Which strategy is the Best?

Trick question! In isolation of your requirements there is no 'Best' strategy.

But...

While the EF runtime supports TPC, the designer doesn't, and using TPC in the EF forces you to avoid associations in your base type. Because of these issues we generally discourage the use of TPC with the Entity Framework.

This means in most situations the question comes down to TPH or TPT?

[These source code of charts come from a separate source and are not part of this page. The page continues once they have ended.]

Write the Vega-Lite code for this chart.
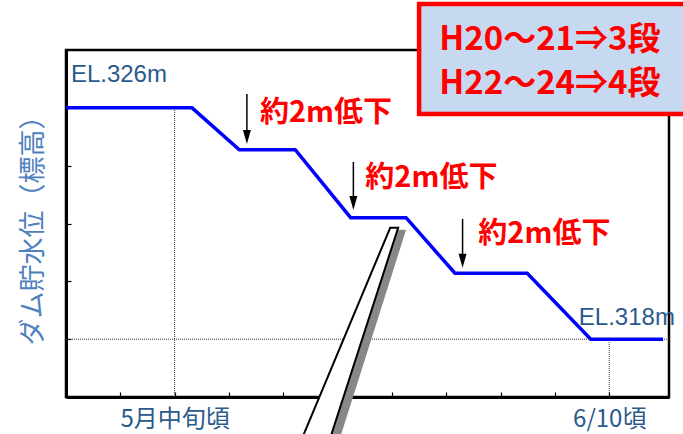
{
  "$schema": "https://vega.github.io/schema/vega-lite/v6.json",
  "autosize": "none",
  "width": 603,
  "height": 347,
  "padding": {"left": 66, "top": 50, "right": 14, "bottom": 37},
  "background": "white",
  "config": {
    "view": {"stroke": "black", "strokeWidth": 2.5},
    "font": "Noto Sans CJK JP"
  },
  "encoding": {
    "x": {"type": "quantitative", "scale": {"domain": [0, 11.1], "nice": false, "zero": false}},
    "y": {"type": "quantitative", "scale": {"domain": [316, 328], "nice": false, "zero": false}}
  },
  "layer": [
    {
      "data": {"values": [{"x": 2, "y": 316, "y2": 326}, {"x": 10, "y": 316, "y2": 318}]},
      "mark": {"type": "rule", "color": "#333333", "strokeWidth": 1, "strokeDash": [1, 1]},
      "encoding": {
        "x": {"field": "x", "type": "quantitative",
          "axis": {"values": [1, 2, 3, 4, 5, 6, 7, 8, 9, 10], "title": null, "grid": false,
            "domainColor": "black", "domainWidth": 3, "tickColor": "black", "tickWidth": 1.2, "tickSize": -5,
            "labelExpr": "datum.value == 2 ? '5月中旬頃' : datum.value == 10 ? '6/10頃' : ''",
            "labelFont": "Noto Sans CJK JP", "labelFontSize": 24, "labelColor": "#2B5A8C",
            "labelPadding": 15, "labelOverlap": false, "labelBound": false, "labelFlush": false, "labelBaseline": "top"}},
        "y": {"field": "y", "type": "quantitative",
          "axis": {"values": [318, 320, 322, 324, 326], "labels": false, "grid": false,
            "title": "ダム貯水位（標高）", "titleFont": "Noto Sans CJK JP", "titleFontSize": 27,
            "titleFontWeight": "normal", "titleColor": "#4F81BD", "titlePadding": 18,
            "domainColor": "black", "domainWidth": 3, "tickColor": "black", "tickWidth": 1.2, "tickSize": -5}},
        "y2": {"field": "y2"}
      }
    },
    {
      "data": {"values": [{"y": 318}]},
      "mark": {"type": "rule", "color": "#333333", "strokeWidth": 1, "strokeDash": [1, 1]},
      "encoding": {"y": {"field": "y", "type": "quantitative"}}
    },
    {
      "data": {"values": [
        {"x": 0, "y": 326}, {"x": 2.32, "y": 326}, {"x": 3.19, "y": 324.55}, {"x": 4.22, "y": 324.55},
        {"x": 5.24, "y": 322.2}, {"x": 6.26, "y": 322.2}, {"x": 7.16, "y": 320.28}, {"x": 8.49, "y": 320.28},
        {"x": 9.66, "y": 318}, {"x": 10.99, "y": 318}
      ]},
      "mark": {"type": "line", "color": "#0000FF", "strokeWidth": 3.5, "strokeJoin": "miter"},
      "encoding": {
        "x": {"field": "x", "type": "quantitative"},
        "y": {"field": "y", "type": "quantitative"}
      }
    },
    {
      "data": {"values": [
        {"x": 3.33, "y": 326.48, "y2": 325.0},
        {"x": 5.29, "y": 324.13, "y2": 322.71},
        {"x": 7.3, "y": 322.16, "y2": 320.71}
      ]},
      "mark": {"type": "rule", "color": "black", "strokeWidth": 1.5},
      "encoding": {
        "x": {"field": "x", "type": "quantitative"},
        "y": {"field": "y", "type": "quantitative"},
        "y2": {"field": "y2"}
      }
    },
    {
      "data": {"values": [
        {"x": 3.33, "y": 324.99},
        {"x": 5.29, "y": 322.71},
        {"x": 7.3, "y": 320.71}
      ]},
      "mark": {"type": "point", "shape": "M-0.57,-1L0.57,-1L0,1Z", "size": 196, "filled": true, "color": "black", "opacity": 1},
      "encoding": {
        "x": {"field": "x", "type": "quantitative"},
        "y": {"field": "y", "type": "quantitative"}
      }
    },
    {
      "data": {"values": [
        {"x": 3.57, "y": 325.83, "label": "約2m低下"},
        {"x": 5.51, "y": 323.58, "label": "約2m低下"},
        {"x": 7.59, "y": 321.64, "label": "約2m低下"}
      ]},
      "mark": {"type": "text", "align": "left", "baseline": "middle", "font": "Noto Sans CJK JP", "fontWeight": "bold", "fontSize": 29, "color": "#FF0000"},
      "encoding": {
        "x": {"field": "x", "type": "quantitative"},
        "y": {"field": "y", "type": "quantitative"},
        "text": {"field": "label"}
      }
    },
    {
      "data": {"values": [
        {"x": 0.09, "y": 327.13, "label": "EL.326m"},
        {"x": 9.44, "y": 318.73, "label": "EL.318m"}
      ]},
      "mark": {"type": "text", "align": "left", "baseline": "middle", "font": "Liberation Sans", "fontSize": 24, "color": "#2B5A8C"},
      "encoding": {
        "x": {"field": "x", "type": "quantitative"},
        "y": {"field": "y", "type": "quantitative"},
        "text": {"field": "label"}
      }
    },
    {
      "data": {"values": [
        {"y": 321.78, "x": 6.114, "x2": 6.26},
        {"y": 314.5, "x": 4.51, "x2": 5.03}
      ]},
      "mark": {"type": "area", "orient": "horizontal", "color": "#888888", "opacity": 1},
      "encoding": {
        "y": {"field": "y", "type": "quantitative"},
        "x": {"field": "x", "type": "quantitative"},
        "x2": {"field": "x2"}
      }
    },
    {
      "data": {"values": [
        {"y": 321.85, "x": 5.967, "x2": 6.114},
        {"y": 314.5, "x": 4.33, "x2": 4.85}
      ]},
      "mark": {"type": "area", "orient": "horizontal", "fill": "white", "stroke": "black", "strokeWidth": 2, "opacity": 1},
      "encoding": {
        "y": {"field": "y", "type": "quantitative"},
        "x": {"field": "x", "type": "quantitative"},
        "x2": {"field": "x2"}
      }
    },
    {
      "data": {"values": [{"x": 6.5, "x2": 12.5, "y": 329.59, "y2": 325.79}]},
      "mark": {"type": "rect", "fill": "#C6D9F0", "stroke": "#FF0000", "strokeWidth": 4.5},
      "encoding": {
        "x": {"field": "x", "type": "quantitative"},
        "x2": {"field": "x2"},
        "y": {"field": "y", "type": "quantitative"},
        "y2": {"field": "y2"}
      }
    },
    {
      "data": {"values": [
        {"x": 6.87, "y": 328.34, "label": "H20～21⇒3段"},
        {"x": 6.87, "y": 326.82, "label": "H22～24⇒4段"}
      ]},
      "mark": {"type": "text", "align": "left", "baseline": "middle", "font": "Noto Sans CJK JP", "fontWeight": "bold", "fontSize": 33, "color": "#FF0000"},
      "encoding": {
        "x": {"field": "x", "type": "quantitative"},
        "y": {"field": "y", "type": "quantitative"},
        "text": {"field": "label"}
      }
    }
  ]
}
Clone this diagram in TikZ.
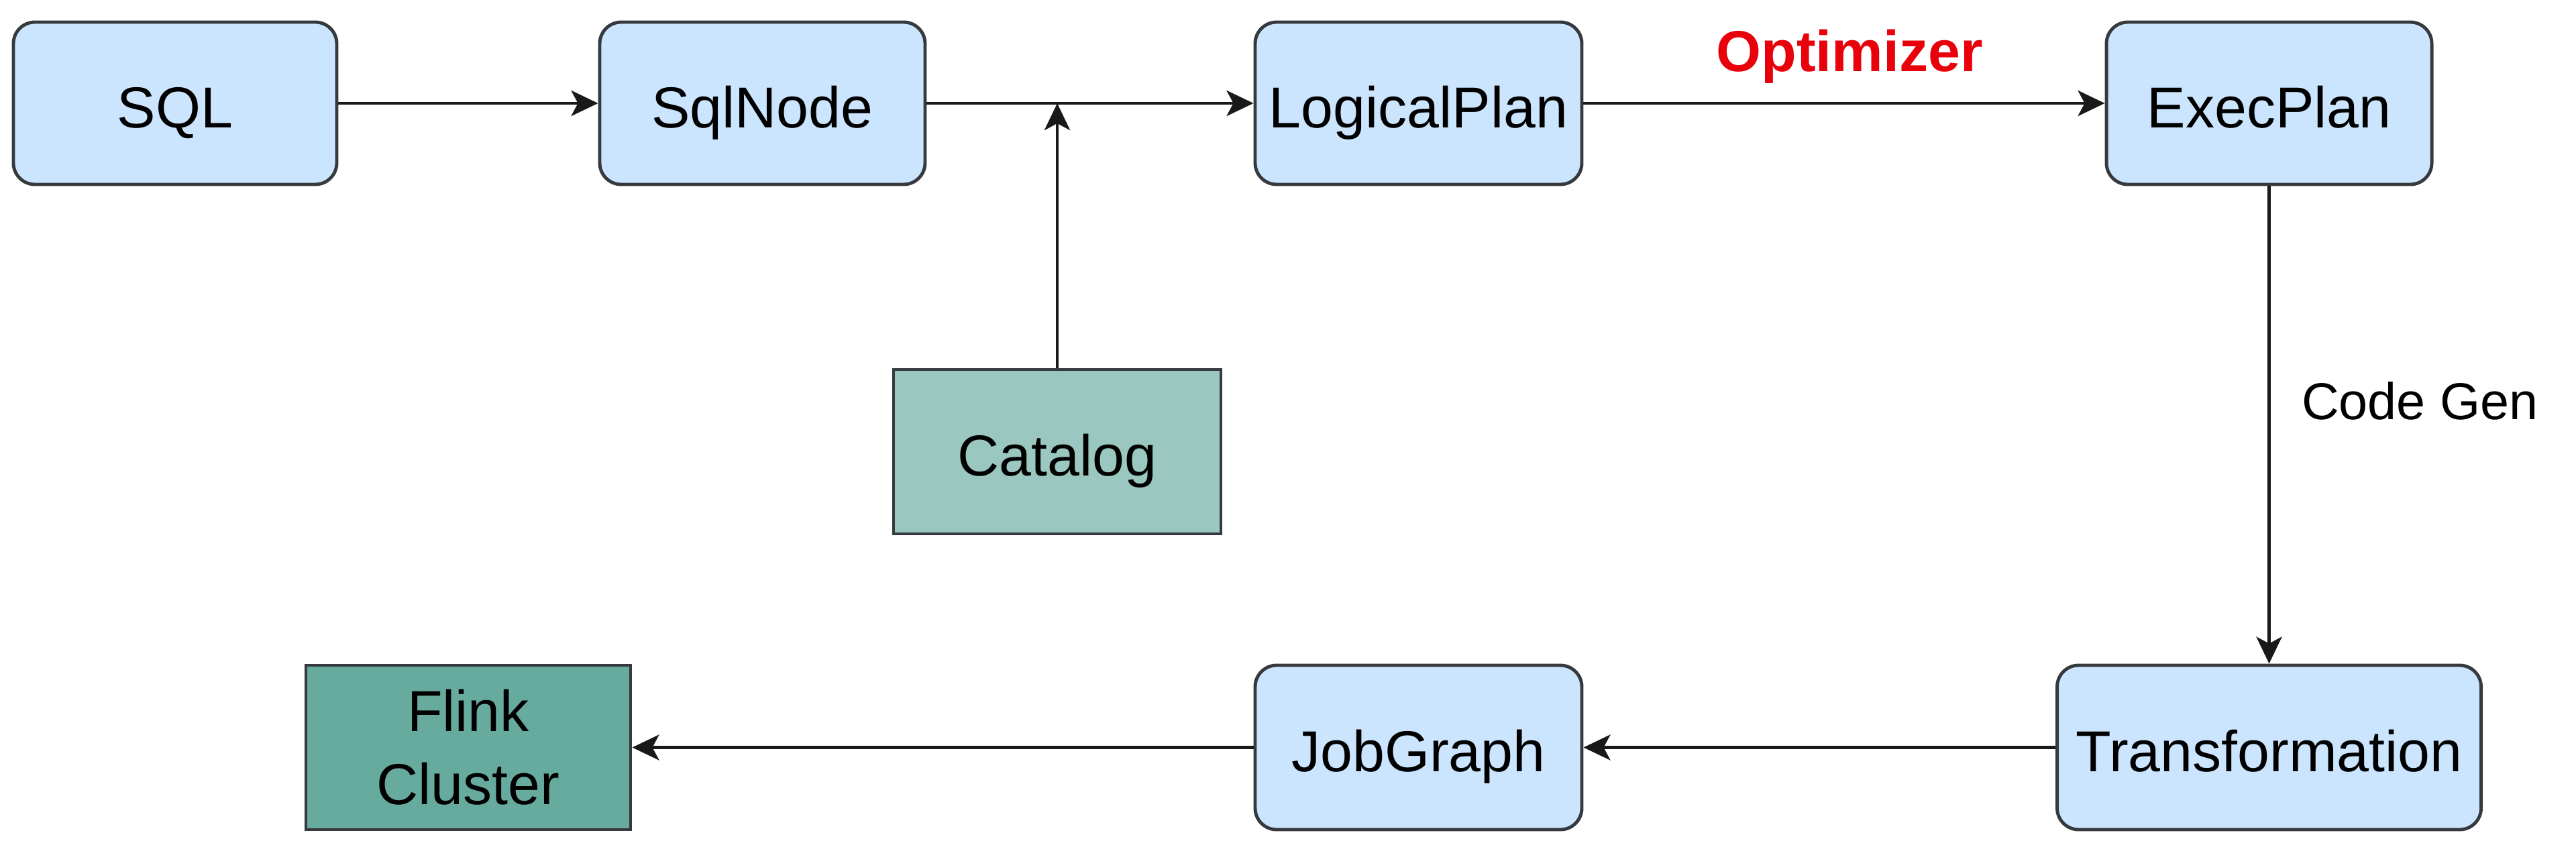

Here are some of the things you might want to consider when making your decision:

Concern	Winner	Reasoning
Performance	TPH	Table Per Hierarchy is generally better performing, because no joins are necessary, everything is in one table. The decision becomes even more clear cut once the inheritance hierarchy gets wide or deep.
Flexibility	TPT	Table Per Type is often used by ISVs, as it allows customizations without modifying the 'base' table. I.e. new subtypes can be added simply by creating new tables for those sub-types.
Database Validation	TPT	TPH requires columns in derived types to be NULLABLE in the database, so that other derived types can be stored in the same table. Because of this it is possible to create rows in the table that are not valid according to the conceptual model. I.e. the column is NULLABLE but the combination of a particular column being NULL and a particular discriminator or type is not valid. This means the database is not enforcing the conceptual model for you anymore. This is fine if all access to the database is via the EF, but if anything else is used, you can end up with 'dirty' data.
Aesthetics	TPT	This one is completely subjective, but TPT feels more Object Oriented to me :)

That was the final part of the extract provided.